Probably not. Strictly speaking, the net-debt situation of the household doesn't improve until the Write-Off part is gone. Some might think that speeding up the cancellation of this debt may speed things up a bit in the economy (ease the access to credit to households) but why so? After all, even if it had been there for four years or 40 years, if the household never pays a penny of the debt and the bank/prospective lender of the household looks rationally at the financial situation of the household as a prospective borrower, why should it matter?

Who's getting his debts cancelled?
Here is an interesting figure from the powerpoint slides of the government. The columns are number of individuals (dark blue) and couples (light blue) which are getting a part of their debt cancelled. The x-axis is the amount of the original loan (in ISK millions). So, basically, looking at the numbers, it's the ones that are in low debt that are getting their loans written down. Do note that we can't say anything about the ages of the individuals here or their income, that comes later. Click to enlarge

How much is each household getting?
The maximum amount was ISK 4 million, no matter how much your indexed loan had grown due to inflation. Another interesting infographic from the government, same source, same colours. The gist: 90% of individuals are getting less than ISK 2.1 million (roughly USD 17,000) written off and 90% of couples are getting less than ISK 2.8 million (USD 22,600) written off. Average individual is getting ISK 1.1 million (USD 8,900) written off and in the case of couples the average is ISK 1.5 million (USD 12,000). Click to enlarge.

Cumulative frequency graph of the one above. Click to enlarge.

The income-distribution of the receivers of write-offs?
It looks as if it is mainly the ones on the lower end and the ones in the middle of the income distribution. 75% of the total ISK 80 billion will go to individuals and couples with less than ISK 7 million (USD 56,400) and ISK 16 million (USD 129,000) respectively in annual income (the average Icelander has ISK 6.2 million in annual income).  Do note, of course, that those figures are only regarding the ISK 80 billion part. The wealthy will be the ones that will benefit most from the tax-free allowance to use their private pension funds to pay down their debt. The reason, of course, is that they are wealthy and most likely to have significant private pension in the first place.

Diving in a bit deeper we see that the write-offs are not really for the low- or no-income people. This is sort of to be expected: if you don't have income you don't get a loan and if you don't have a loan you don't get a write-off. Ergo: no income, no write-off. The government itself notes that "the majority of the write-offs are for individuals who owe between ISK 10-20 million and couples who owe ISK 20-30 million."

The distribution towards the poor could have been better, especially since the economic impact of such distribution is more positive than when the rich get the extra buck.

How old are the receivers of write-offs?
Around 40 years old, on average. The graph below shows the total amount of debt written off (y-axis) depending on the age of the debtor (x-asis). Click to enlarge.

How much will the monthly payments drop?
Depends, obviously, on each loan. The average is around 13-14% or, for most loans, around ISK 15,000-20,000 (USD 120-160). This varies hugely depending on the loan.

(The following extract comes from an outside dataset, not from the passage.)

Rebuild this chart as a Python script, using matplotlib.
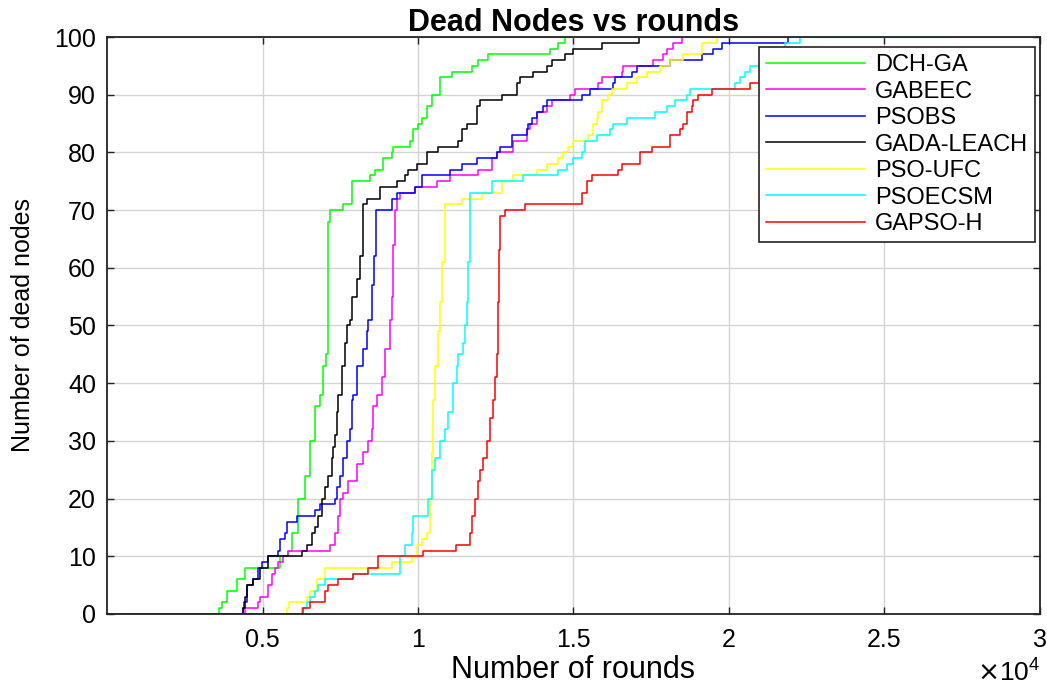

And the households' balance sheets after the write-offs?
Gross household debt is down to 94% of GDP.

And the economic consequences of it all?
Overall, should be favourable although the risk is that it's not going to last (I've mentioned this before).

Disposable income of households grows by 17% according to the government and so we can imagine that consumption is going to get a boost. Whether that's going to be sustainable is a whole different story. One third of the CPI basket is imports and a boost in consumption could put the trade balance in the red, threatening the fragile recovery we have in the current account and the accumulation of foreign reserves, which is important if we're ever going to lift the capital controls. Also, a boost in consumption might trigger a run in inflation although the exchange rate of the ISK, which is stable thanks to the capital controls, and low growth in wage demands will probably be more important factors behind the inflation development than a boost in consumption demand.

But there is another unresolved issue regarding the inflationary effects. The government is pumping ISK 80 billion into the economy and taking ISK 80 billion from the bankrupt estates of the banks (or that's the plan). But the bankrupt estates are not part of the "everyday economy" of Mr. Jónsson and Ms. Jónsdóttir. Therefore, even if the budget deficit should be none because of the government action it boosts aggregate demand in the economy by ISK 80 billion (Gunnar Tomasson, economist, was the first one to point this out). On top of this comes the favourable effects of using private pension funds to pay down your debt which boosts your disposable income, ergo, it's a boost in aggregate demand. Therefore, we can assume that the whole action is, at least partially, inflationary (it may well lead to increased production and employment instead, especially if investment picks up simultaneously, but that is unlikely while the unclear promises about the abolishment of capital controls linger about). This inflationary pressure can make the whole matter self-defeating since the principals of indexed debts, which are being written down by ISK 80 billion, are linked to the CPI. The risk is that IF inflation picks up the amount written off in this "jubilee" is going to quickly pile up again on the principal of household debt since that's how indexation in Iceland works. Then, we'd be back to square one.

So whatever happens, keep inflation down! That means to keep the capital controls in place for a while (sorry, dear government: you can't eat the cake and have it too) and to keep nominal wage demands on the moderate side.

Next year or so of Iceland's economic development is going to be interesting!